=== Aim ===
Count lines, not occurrences: report how many lines in the records hold the string "with", and nothing else.

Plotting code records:
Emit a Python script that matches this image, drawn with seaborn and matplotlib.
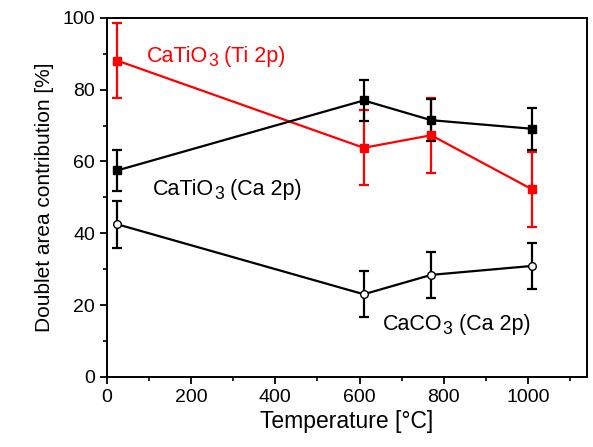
import matplotlib
matplotlib.use("Agg")
import matplotlib.pyplot as plt
from matplotlib.ticker import MultipleLocator
from matplotlib.transforms import offset_copy
import seaborn as sns
import pandas as pd

# Annealing temperatures (°C)
temperature = [25, 610, 770, 1010]

# Doublet area contributions (%) and their uncertainties
ti2p_catio3 = [88.1, 63.8, 67.3, 52.2]
ti2p_catio3_err = [10.4, 10.4, 10.4, 10.4]
ca2p_catio3 = [57.5, 77.0, 71.5, 69.1]
ca2p_catio3_err = [5.8, 5.8, 5.8, 5.8]
ca2p_caco3 = [42.5, 23.0, 28.4, 30.9]
ca2p_caco3_err = [6.5, 6.4, 6.4, 6.4]

series_names = ["CaTiO3 (Ti 2p)", "CaTiO3 (Ca 2p)", "CaCO3 (Ca 2p)"]
# label pieces: formula head, subscript, trailing text
label_parts = [("CaTiO", "3", " (Ti 2p)"),
               ("CaTiO", "3", " (Ca 2p)"),
               ("CaCO", "3", " (Ca 2p)")]

sns.set_style("ticks", {"axes.edgecolor": "black", "text.color": "black",
                        "axes.labelcolor": "black", "xtick.color": "black",
                        "ytick.color": "black"})
plt.rcParams["font.family"] = ["Liberation Sans", "DejaVu Sans"]

fig = plt.figure(figsize=(5.93, 4.47), dpi=100)
ax = fig.add_axes([0.180, 0.157, 0.810, 0.803])

df = pd.DataFrame({
    "T": temperature * 3,
    "value": ti2p_catio3 + ca2p_catio3 + ca2p_caco3,
    "err": ti2p_catio3_err + ca2p_catio3_err + ca2p_caco3_err,
    "series": [s for s in series_names for _ in temperature],
})

styles = {
    series_names[0]: dict(color="#ff0000", marker="s", mfc="#ff0000"),
    series_names[1]: dict(color="black", marker="s", mfc="black"),
    series_names[2]: dict(color="black", marker="o", mfc="white"),
}

for name, sub in df.groupby("series", sort=False):
    st = styles[name]
    ax.errorbar(sub["T"], sub["value"], yerr=sub["err"], fmt="none",
                ecolor=st["color"], elinewidth=1.6, capsize=3.5, capthick=1.6,
                zorder=2)
    sns.lineplot(data=sub, x="T", y="value", ax=ax, color=st["color"],
                 linewidth=1.6, marker=st["marker"], markersize=5.5,
                 markerfacecolor=st["mfc"], markeredgecolor=st["color"],
                 markeredgewidth=1.0, legend=False, zorder=3)

ax.set_xlim(0, 1140)
ax.set_ylim(0, 100)


def chem_label(x, y, parts, color, size=15.5):
    """Write a chemical label with a lowered, slightly smaller subscript."""
    renderer = fig.canvas.get_renderer()
    head, sub, tail = parts
    t1 = ax.text(x, y, head, fontsize=size, color=color, va="baseline")
    w1 = t1.get_window_extent(renderer).width
    t2 = ax.text(x, y, sub, fontsize=size * 0.82, color=color, va="baseline",
                 transform=offset_copy(ax.transData, fig=fig, x=w1 + 0.1,
                                       y=-4.5, units="dots"))
    w2 = t2.get_window_extent(renderer).width
    ax.text(x, y, tail, fontsize=size, color=color, va="baseline",
            transform=offset_copy(ax.transData, fig=fig, x=w1 + w2 + 0.2,
                                  y=0, units="dots"))


chem_label(95, 87.8, label_parts[0], "#ff0000")
chem_label(109, 50.7, label_parts[1], "black")
chem_label(656, 13.1, label_parts[2], "black")

ax.xaxis.set_major_locator(MultipleLocator(200))
ax.xaxis.set_minor_locator(MultipleLocator(100))
ax.yaxis.set_major_locator(MultipleLocator(20))
ax.yaxis.set_minor_locator(MultipleLocator(10))
ax.tick_params(which="major", direction="out", length=5, width=1.3,
               labelsize=14, top=False, right=False, colors="black")
ax.tick_params(which="minor", direction="out", length=3, width=1.2,
               top=False, right=False, colors="black")
for sp in ax.spines.values():
    sp.set_linewidth(1.4)
    sp.set_color("black")
    sp.set_visible(True)

ax.set_xlabel("Temperature [°C]", fontsize=16.5, labelpad=3, color="black")
ax.set_ylabel("Doublet area contribution [%]", fontsize=15, labelpad=6,
              color="black")

fig.savefig("out.png", dpi=100)
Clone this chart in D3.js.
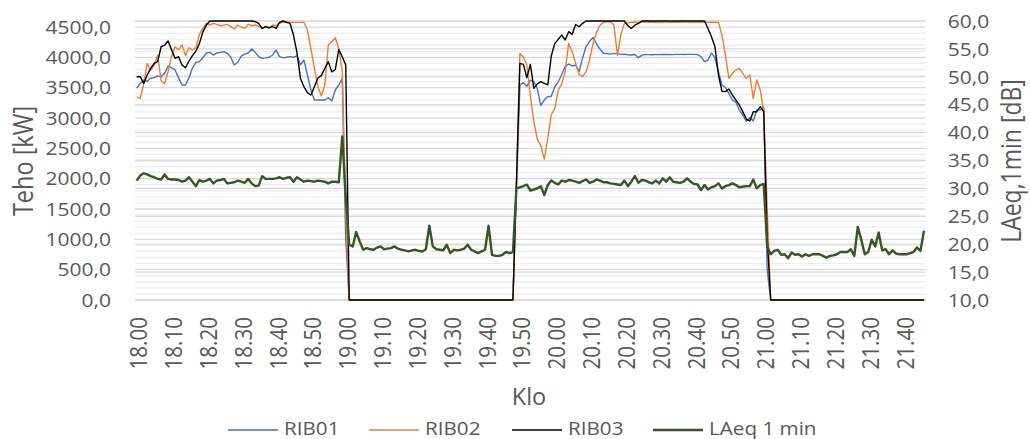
<!DOCTYPE html>
<html><head><meta charset="utf-8">
<script src="https://cdn.jsdelivr.net/npm/d3@7"></script>
<style>html,body{margin:0;padding:0;background:#fff;}svg{display:block;}</style>
</head><body>
<svg id="chart" width="1030" height="439"></svg>
<script>
// ---- data ----
const categories = d3.range(227).map(i => (18 + Math.floor(i / 60)) + "." + String(i % 60).padStart(2, "0"));
const xTickIndex = [0,10,20,30,40,50,60,70,80,90,100,110,120,130,140,150,160,170,180,190,200,210,220];
const xTickLabels = ["18.00","18.10","18.20","18.30","18.40","18.50","19.00","19.10","19.20","19.30","19.40","19.50","20.00","20.10","20.20","20.30","20.40","20.50","21.00","21.10","21.20","21.30","21.40"];
const leftTicks = [0,500,1000,1500,2000,2500,3000,3500,4000,4500];
const leftLabels = ["0,0","500,0","1000,0","1500,0","2000,0","2500,0","3000,0","3500,0","4000,0","4500,0"];
const rightTicks = [10,15,20,25,30,35,40,45,50,55,60];
const rightLabels = ["10,0","15,0","20,0","25,0","30,0","35,0","40,0","45,0","50,0","55,0","60,0"];
const seriesNames = ["RIB01","RIB02","RIB03","LAeq 1 min"];

const rib01 = [
3493,3574,3625,3605,3656,3666,3696,3681,3737,3859,
3829,3793,3666,3544,3544,3666,3829,3918,3931,3995,
4073,4083,4039,4073,4083,4094,4067,4002,3875,3920,
4022,4053,4073,4138,4083,4012,3985,3992,4002,4039,
4122,4012,3992,4002,4012,4002,4028,3875,3957,3710,
3462,3297,3297,3297,3297,3335,3281,3462,3545,3655,
1000,0,0,0,0,0,0,0,0,0,
0,0,0,0,0,0,0,0,0,0,
0,0,0,0,0,0,0,0,0,0,
0,0,0,0,0,0,0,0,0,0,
0,0,0,0,0,0,0,0,0,1830,
3544,3584,3523,3625,3600,3483,3208,3297,3352,3360,
3513,3595,3717,3849,3890,3859,3870,3768,3992,4175,
4267,4328,4226,4134,4068,4063,4053,4066,4058,4050,
4053,4043,4039,4048,3995,4032,4050,4045,4043,4050,
4046,4050,4048,4050,4046,4050,4050,4048,4050,4050,
4050,4046,4012,3931,3956,4073,3992,3765,3545,3503,
3407,3297,3259,3132,3050,2943,3004,2953,3132,3136,
3177,500,0,0,0,0,0,0,0,0,
0,0,0,0,0,0,0,0,0,0,
0,0,0,0,0,0,0,0,0,0,
0,0,0,0,0,0,0,0,0,0,
0,0,0,0,0,0,0];

const rib02 = [
3350,3325,3564,3900,3788,3870,4032,3615,3564,3768,
4012,4175,4124,4206,4032,4160,4122,4160,4379,4481,
4562,4534,4562,4545,4522,4531,4545,4506,4467,4534,
4501,4478,4545,4522,4534,4511,4478,4506,4478,4534,
4521,4562,4582,4588,4578,4578,4578,4578,4578,4451,
4150,3820,3517,3363,3545,4204,4259,4325,4150,3768,
1500,0,0,0,0,0,0,0,0,0,
0,0,0,0,0,0,0,0,0,0,
0,0,0,0,0,0,0,0,0,0,
0,0,0,0,0,0,0,0,0,0,
0,0,0,0,0,0,0,0,0,2000,
4063,4002,3875,3360,2943,2648,2546,2322,2665,3050,
3157,3462,3564,3768,4231,4094,3902,3720,3682,3765,
3956,4231,4409,4531,4577,4582,4588,4534,4032,4379,
4561,4570,4578,4582,4575,4580,4585,4578,4582,4575,
4580,4578,4585,4580,4582,4578,4580,4585,4582,4580,
4578,4582,4580,4585,4582,4580,4582,4577,4369,4039,
3655,3737,3792,3820,3737,3655,3710,3325,3627,3462,
3105,1500,0,0,0,0,0,0,0,0,
0,0,0,0,0,0,0,0,0,0,
0,0,0,0,0,0,0,0,0,0,
0,0,0,0,0,0,0,0,0,0,
0,0,0,0,0,0,0];

const rib03 = [
3682,3682,3572,3710,3820,3902,3930,4176,4204,4270,
4124,3985,4012,3875,3830,3940,4028,4105,4231,4424,
4533,4600,4600,4600,4600,4600,4600,4600,4600,4600,
4600,4600,4600,4600,4590,4562,4478,4506,4490,4506,
4478,4578,4600,4578,4562,4368,4080,3655,3517,3420,
3380,3517,3660,3700,3820,3930,3760,3800,4130,4010,
3875,0,0,0,0,0,0,0,0,0,
0,0,0,0,0,0,0,0,0,0,
0,0,0,0,0,0,0,0,0,0,
0,0,0,0,0,0,0,0,0,0,
0,0,0,0,0,0,0,0,0,1900,
3902,3885,3666,3885,3490,3564,3600,3572,3545,4022,
4226,4297,4369,4286,4424,4379,4542,4506,4561,4600,
4600,4600,4600,4600,4600,4600,4600,4600,4600,4600,
4600,4521,4478,4531,4561,4600,4600,4600,4600,4600,
4600,4600,4600,4600,4600,4600,4600,4600,4600,4600,
4600,4600,4600,4600,4478,4341,4175,3710,3442,3435,
3479,3380,3297,3215,3105,2984,2953,3105,3105,3187,
3105,1000,0,0,0,0,0,0,0,0,
0,0,0,0,0,0,0,0,0,0,
0,0,0,0,0,0,0,0,0,0,
0,0,0,0,0,0,0,0,0,0,
0,0,0,0,0,0,0];

const laeq = [
31.4,32.3,32.7,32.5,32.2,32.0,31.7,31.6,32.5,31.7,
31.6,31.6,31.5,31.2,31.4,32.0,31.2,30.4,31.5,31.2,
31.4,31.7,30.9,31.4,31.5,31.7,30.9,31.0,31.1,31.4,
31.2,31.0,31.7,30.9,30.4,30.5,32.2,31.7,31.7,31.7,
31.8,32.0,31.7,31.9,32.0,31.2,32.0,31.6,31.2,31.4,
31.3,31.2,31.4,31.3,31.2,30.9,31.2,31.2,31.1,39.3,
28.5,19.9,19.6,22.2,20.5,19.0,19.3,19.1,19.0,19.4,
19.6,19.1,19.2,19.3,19.6,19.2,19.0,18.9,18.7,18.9,
19.0,18.8,18.7,19.1,23.3,19.6,19.1,19.0,18.9,19.9,
18.4,19.0,18.9,19.0,19.2,19.9,19.0,18.7,18.4,18.7,
19.0,23.3,18.1,17.9,17.9,18.1,18.6,18.4,18.6,30.0,
30.2,30.4,30.7,29.6,29.8,30.0,30.4,28.8,30.6,31.4,
31.0,30.7,31.4,31.2,31.5,31.4,31.2,31.0,31.3,31.6,
31.0,31.2,31.6,31.4,31.1,31.1,30.9,30.8,30.7,30.6,
31.4,30.4,31.2,32.2,31.0,31.5,31.4,31.1,30.9,31.4,
30.9,31.8,31.2,32.0,31.2,31.1,31.0,31.2,31.8,31.2,
30.8,30.7,29.7,30.6,29.8,30.2,30.4,30.9,30.0,30.4,
30.6,30.9,30.6,30.2,30.3,30.4,30.4,31.6,30.0,30.6,
30.8,19.6,18.2,18.8,19.0,18.1,18.2,17.5,18.5,18.1,
18.2,17.8,18.2,17.9,18.2,18.2,18.2,17.9,17.6,17.9,
18.0,18.2,18.6,18.6,18.6,19.1,17.9,23.1,20.8,18.2,
18.6,20.8,19.6,22.1,18.9,19.1,18.2,18.9,18.3,18.2,
18.2,18.2,18.4,18.6,19.4,18.8,22.4];

// ---- layout ----
const L = 135, R = 925.7, T = 21, B = 300;
const SX = 1.18;
const FONT = "'Open Sans','Noto Sans',sans-serif";
const TXT = "#595959";
const colors = ["#4472C4", "#ED7D31", "#000000", "#375623"];

const svg = d3.select("#chart");
svg.append("rect").attr("width", 1030).attr("height", 439).attr("fill", "#fff");

const x = d3.scalePoint().domain(d3.range(categories.length)).range([L, R]).padding(0.5);
const yL = d3.scaleLinear().domain([0, 4600]).range([B, T]);
const yR = d3.scaleLinear().domain([10, 60]).range([B, T]);

// ---- gridlines ----
const grid = svg.append("g");
const minor = d3.range(0, 4601, 100).filter(v => v % 500 !== 0 || v > 4500);
grid.selectAll("line.mn").data(minor).join("line")
  .attr("x1", L).attr("x2", R).attr("y1", d => yL(d)).attr("y2", d => yL(d))
  .attr("stroke", "#ececec").attr("stroke-width", 1.3);
grid.selectAll("line.rm").data(rightTicks).join("line")
  .attr("x1", L).attr("x2", R).attr("y1", d => yR(d)).attr("y2", d => yR(d))
  .attr("stroke", "#d9d9d9").attr("stroke-width", 1.3);
grid.selectAll("line.lm").data(leftTicks).join("line")
  .attr("x1", L).attr("x2", R).attr("y1", d => yL(d)).attr("y2", d => yL(d))
  .attr("stroke", "#d9d9d9").attr("stroke-width", 1.3);

// ---- series ----
svg.append("clipPath").attr("id", "clip").append("rect")
  .attr("x", L).attr("y", T - 2).attr("width", R - L).attr("height", B - T + 4);
const plot = svg.append("g").attr("clip-path", "url(#clip)");
const lineL = d3.line().x((d, i) => x(i)).y(d => yL(d));
const lineR = d3.line().x((d, i) => x(i)).y(d => yR(d));
[rib01, rib02, rib03].forEach((s, k) => {
  plot.append("path").datum(s).attr("d", lineL).attr("fill", "none")
    .attr("stroke", colors[k]).attr("stroke-width", 1.4).attr("stroke-linejoin", "round");
});
plot.append("path").datum(laeq).attr("d", lineR).attr("fill", "none")
  .attr("stroke", colors[3]).attr("stroke-width", 2.4).attr("stroke-linejoin", "round");

// ---- axes ----
function styleText(sel, size) {
  sel.attr("font-family", FONT).attr("font-size", size).attr("fill", TXT);
}
const gL = svg.append("g").attr("transform", `translate(${L},0)`)
  .call(d3.axisLeft(yL).tickValues(leftTicks).tickFormat((d, i) => leftLabels[i]).tickSize(0));
gL.select(".domain").remove();
gL.selectAll("text").attr("x", 0).attr("dy", "0.35em")
  .attr("transform", `translate(-24,0) scale(${SX},1)`).call(styleText, 17.8);

const gR = svg.append("g").attr("transform", `translate(${R},0)`)
  .call(d3.axisRight(yR).tickValues(rightTicks).tickFormat((d, i) => rightLabels[i]).tickSize(0));
gR.select(".domain").remove();
gR.selectAll("text").attr("x", 0).attr("dy", "0.35em")
  .attr("transform", `translate(22,0) scale(${SX},1)`).call(styleText, 17.8);

const gX = svg.append("g").attr("transform", `translate(0,${B})`)
  .call(d3.axisBottom(x).tickValues(xTickIndex).tickFormat((d, i) => xTickLabels[i]).tickSize(0));
gX.select(".domain").remove();
gX.selectAll("text").attr("x", 0).attr("y", 0).attr("dy", "0.35em")
  .attr("text-anchor", "end")
  .attr("transform", `translate(1.5,17) scale(${SX},1) rotate(-90)`).call(styleText, 20.6);

// ---- titles ----
svg.append("text").attr("transform", `translate(23,161) scale(${SX},1) rotate(-90)`)
  .attr("text-anchor", "middle").attr("dy", "0.35em").text("Teho [kW]").call(styleText, 23.5);
svg.append("text").attr("transform", `translate(1011,161) scale(${SX},1) rotate(-90)`)
  .attr("text-anchor", "middle").attr("dy", "0.35em").text("LAeq,1min [dB]").call(styleText, 23);
svg.append("text").attr("transform", `translate(529,405)`)
  .attr("text-anchor", "middle").text("Klo").call(styleText, 23.5);

// ---- legend ----
const legendX = [228, 369, 512, 653];
const lg = svg.append("g");
seriesNames.forEach((n, k) => {
  lg.append("line").attr("x1", legendX[k]).attr("x2", legendX[k] + 50)
    .attr("y1", 430).attr("y2", 430).attr("stroke", colors[k]).attr("stroke-width", k === 3 ? 2.4 : 1.4);
  lg.append("text").attr("transform", `translate(${legendX[k] + 56},434.5) scale(${SX},1)`)
    .text(n).call(styleText, 17.5);
});
</script>
</body></html>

=== Response ===
2